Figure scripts
= = = =

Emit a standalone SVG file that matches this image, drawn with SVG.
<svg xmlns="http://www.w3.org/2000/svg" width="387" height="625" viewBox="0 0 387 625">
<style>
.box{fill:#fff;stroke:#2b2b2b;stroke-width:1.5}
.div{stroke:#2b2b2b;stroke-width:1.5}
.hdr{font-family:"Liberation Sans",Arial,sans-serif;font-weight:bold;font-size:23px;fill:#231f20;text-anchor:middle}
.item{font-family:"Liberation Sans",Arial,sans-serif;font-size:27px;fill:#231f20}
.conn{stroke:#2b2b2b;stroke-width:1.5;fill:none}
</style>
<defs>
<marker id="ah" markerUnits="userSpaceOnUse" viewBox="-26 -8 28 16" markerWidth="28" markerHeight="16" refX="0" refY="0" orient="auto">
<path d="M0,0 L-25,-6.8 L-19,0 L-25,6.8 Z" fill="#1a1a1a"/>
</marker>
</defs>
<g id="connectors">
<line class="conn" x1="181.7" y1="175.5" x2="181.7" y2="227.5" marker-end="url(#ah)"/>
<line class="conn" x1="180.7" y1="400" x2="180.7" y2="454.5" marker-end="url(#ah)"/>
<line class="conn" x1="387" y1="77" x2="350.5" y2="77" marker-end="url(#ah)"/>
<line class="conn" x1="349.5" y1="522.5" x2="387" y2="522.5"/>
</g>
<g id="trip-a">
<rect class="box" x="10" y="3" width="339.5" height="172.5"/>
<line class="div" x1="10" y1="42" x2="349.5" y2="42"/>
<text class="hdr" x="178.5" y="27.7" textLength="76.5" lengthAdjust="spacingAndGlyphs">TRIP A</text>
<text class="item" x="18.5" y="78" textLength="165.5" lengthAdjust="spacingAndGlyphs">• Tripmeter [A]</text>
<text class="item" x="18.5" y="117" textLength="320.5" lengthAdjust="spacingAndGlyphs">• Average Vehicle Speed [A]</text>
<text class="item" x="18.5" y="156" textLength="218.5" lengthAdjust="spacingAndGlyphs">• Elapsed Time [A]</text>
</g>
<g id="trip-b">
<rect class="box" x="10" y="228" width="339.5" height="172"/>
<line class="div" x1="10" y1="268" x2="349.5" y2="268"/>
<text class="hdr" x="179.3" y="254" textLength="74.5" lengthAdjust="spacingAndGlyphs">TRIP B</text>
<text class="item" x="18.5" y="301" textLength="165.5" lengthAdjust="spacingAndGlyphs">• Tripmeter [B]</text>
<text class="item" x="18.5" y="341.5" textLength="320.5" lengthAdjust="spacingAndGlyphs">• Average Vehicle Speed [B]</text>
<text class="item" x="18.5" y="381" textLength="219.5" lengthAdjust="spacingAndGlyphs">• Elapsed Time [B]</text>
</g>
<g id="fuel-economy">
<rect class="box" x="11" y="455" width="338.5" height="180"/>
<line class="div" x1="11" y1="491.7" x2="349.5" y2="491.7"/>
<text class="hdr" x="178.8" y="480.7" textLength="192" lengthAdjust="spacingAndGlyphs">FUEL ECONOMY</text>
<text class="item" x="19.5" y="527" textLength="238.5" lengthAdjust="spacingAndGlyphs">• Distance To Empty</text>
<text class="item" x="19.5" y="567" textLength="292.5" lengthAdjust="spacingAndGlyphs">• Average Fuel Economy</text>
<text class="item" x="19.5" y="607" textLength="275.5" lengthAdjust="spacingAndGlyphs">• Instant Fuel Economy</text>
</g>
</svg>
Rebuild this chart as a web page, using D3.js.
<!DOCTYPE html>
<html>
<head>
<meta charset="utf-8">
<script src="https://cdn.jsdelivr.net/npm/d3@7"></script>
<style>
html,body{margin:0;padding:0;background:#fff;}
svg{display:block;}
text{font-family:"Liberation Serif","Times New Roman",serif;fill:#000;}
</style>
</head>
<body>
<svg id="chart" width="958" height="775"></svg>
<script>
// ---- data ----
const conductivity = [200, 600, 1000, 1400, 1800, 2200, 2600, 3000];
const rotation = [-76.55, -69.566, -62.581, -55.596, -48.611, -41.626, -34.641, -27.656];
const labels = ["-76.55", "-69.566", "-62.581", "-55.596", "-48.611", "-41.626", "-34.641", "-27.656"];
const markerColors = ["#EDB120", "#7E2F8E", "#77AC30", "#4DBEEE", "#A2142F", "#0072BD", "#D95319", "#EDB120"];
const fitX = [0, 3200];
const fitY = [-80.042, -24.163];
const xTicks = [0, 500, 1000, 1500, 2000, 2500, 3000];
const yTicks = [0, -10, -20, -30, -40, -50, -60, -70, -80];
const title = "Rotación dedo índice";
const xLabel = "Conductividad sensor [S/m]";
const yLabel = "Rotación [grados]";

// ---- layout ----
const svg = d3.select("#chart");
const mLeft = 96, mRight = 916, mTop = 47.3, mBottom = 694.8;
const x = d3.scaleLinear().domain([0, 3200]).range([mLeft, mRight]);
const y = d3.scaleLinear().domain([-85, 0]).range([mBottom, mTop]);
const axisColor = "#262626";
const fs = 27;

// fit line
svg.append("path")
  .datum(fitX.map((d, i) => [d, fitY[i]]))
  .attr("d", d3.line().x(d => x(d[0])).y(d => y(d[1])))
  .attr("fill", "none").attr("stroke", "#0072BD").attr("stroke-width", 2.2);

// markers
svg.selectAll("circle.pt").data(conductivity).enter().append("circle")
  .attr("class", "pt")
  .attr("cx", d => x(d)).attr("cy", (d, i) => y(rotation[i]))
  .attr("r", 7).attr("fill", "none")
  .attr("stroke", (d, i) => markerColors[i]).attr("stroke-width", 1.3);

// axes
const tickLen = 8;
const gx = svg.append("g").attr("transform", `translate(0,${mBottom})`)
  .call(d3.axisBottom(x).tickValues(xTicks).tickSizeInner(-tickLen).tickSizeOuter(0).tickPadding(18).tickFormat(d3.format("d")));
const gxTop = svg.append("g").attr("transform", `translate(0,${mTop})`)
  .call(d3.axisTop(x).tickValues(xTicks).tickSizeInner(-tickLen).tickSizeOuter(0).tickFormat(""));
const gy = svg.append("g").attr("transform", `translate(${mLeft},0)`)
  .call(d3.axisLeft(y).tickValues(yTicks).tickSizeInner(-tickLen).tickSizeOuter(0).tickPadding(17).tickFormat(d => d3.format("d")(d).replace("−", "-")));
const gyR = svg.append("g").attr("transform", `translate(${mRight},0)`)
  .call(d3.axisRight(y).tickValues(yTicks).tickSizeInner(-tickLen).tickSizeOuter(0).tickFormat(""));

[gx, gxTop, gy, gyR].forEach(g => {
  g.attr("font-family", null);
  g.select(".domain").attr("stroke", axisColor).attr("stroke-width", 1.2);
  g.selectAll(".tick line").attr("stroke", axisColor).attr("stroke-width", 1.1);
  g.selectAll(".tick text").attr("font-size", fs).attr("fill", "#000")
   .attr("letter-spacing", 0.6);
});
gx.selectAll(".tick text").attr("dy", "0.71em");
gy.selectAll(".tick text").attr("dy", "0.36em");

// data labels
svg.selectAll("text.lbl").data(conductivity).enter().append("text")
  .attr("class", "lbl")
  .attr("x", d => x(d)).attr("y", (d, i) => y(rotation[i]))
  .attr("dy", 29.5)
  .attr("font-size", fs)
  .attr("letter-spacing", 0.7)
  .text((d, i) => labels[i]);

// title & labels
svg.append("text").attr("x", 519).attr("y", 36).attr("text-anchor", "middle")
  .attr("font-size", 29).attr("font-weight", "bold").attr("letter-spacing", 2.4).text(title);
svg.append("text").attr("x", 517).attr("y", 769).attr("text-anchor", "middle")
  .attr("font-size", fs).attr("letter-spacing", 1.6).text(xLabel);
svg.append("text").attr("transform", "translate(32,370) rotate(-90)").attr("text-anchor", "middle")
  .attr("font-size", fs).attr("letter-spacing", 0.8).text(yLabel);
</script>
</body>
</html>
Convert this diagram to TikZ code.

= = = =

Collect each line above holding the string "chart".

Rebuild this chart as a web page, using D3.js.
<svg id="chart" width="958" height="775"></svg>
const svg = d3.select("#chart");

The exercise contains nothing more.